Ford Says Lincoln Sales Rising on Improving MKZ Shipments

Ford Motor Co., the second-largest U.S. automaker, said sales of its struggling Lincoln luxury brand are improving after the company ended an arrangement to ship its newest model through a second plant.

Ford’s plant in Hermosillo, Mexico, this month began sending MKZ sedans directly to dealers, Joe Hinrichs, Ford’s president of the Americas, told reporters today in Dearborn, Michigan, near the company’s headquarters. Ford had been sending some MKZs to a plant in Michigan for additional quality inspections and to be equipped with missing parts.

“The sales have been increasing, especially over the last week or so, as the inventories have improved,” Hinrichs, 46, said at an event with Michigan small businesses and suppliers. “We’ll be certainly at normal levels in April. You’ll see a more normal sales rate of the MKZ starting in April.”

Lincoln U.S. sales plunged 25 percent during the first two months of the year. Ford is counting on the MKZ, which features a chrome grille inspired by eagle wings and an optional retractable glass roof, to help increase demand for its luxury line and contribute more to results in North America, where the company earned a record profit margin last year.

Ford is relying on its home market amid widening losses in Europe and break-even results in Asia, where the automaker is investing billions on new plants to take on General Motors Co. and Volkswagen AG.

The MKZ is the first of four new models Lincoln has coming over four years. Lincoln began selling the restyled MKZ in January at a starting price of $35,925.

‘Shored Up’

“We’ve had some significant part availability shortcomings,” Hinrichs said today, referring to the MKZ’s introduction. “That’s starting to flow. Especially after Easter, we expect that to be pretty well shored up.”

Ford still has a number of MKZs “on hold” at its plant in Flat Rock, Michigan, that are waiting for parts or modifications to correct problems that the company found with cars in the early phase of the model’s build, Hinrichs said. Ford should be close to finished working through that backlog next month, he said, declining to give more specifics.
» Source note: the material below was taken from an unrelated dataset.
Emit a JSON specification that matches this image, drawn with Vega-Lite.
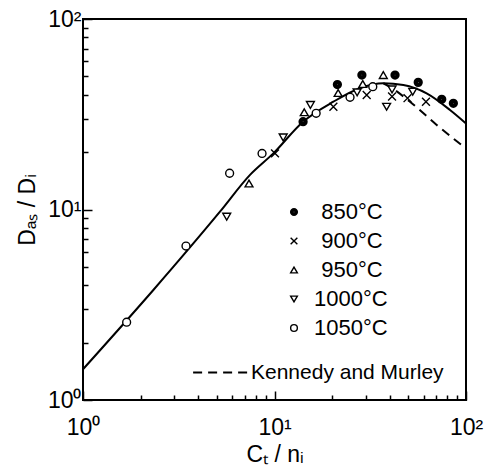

“I don’t want to blame the supply base for everything,” he said. “We’ve had our own internal issues as well. As we were ramping up, the expectations on the quality of this vehicle are the highest that I’ve been a part of.”

This year’s Lincoln sales decline has occurred after Ford initiated an advertising push in December to reintroduce the “Lincoln Motor Co.” with commercials featuring vintage models and an actor playing Abraham Lincoln.

Ford fell 0.7 percent to $13.26 at the close in New York. The shares have gained 2.4 percent this year compared with an 8.4 percent increase for the Standard & Poor’s 500 Index.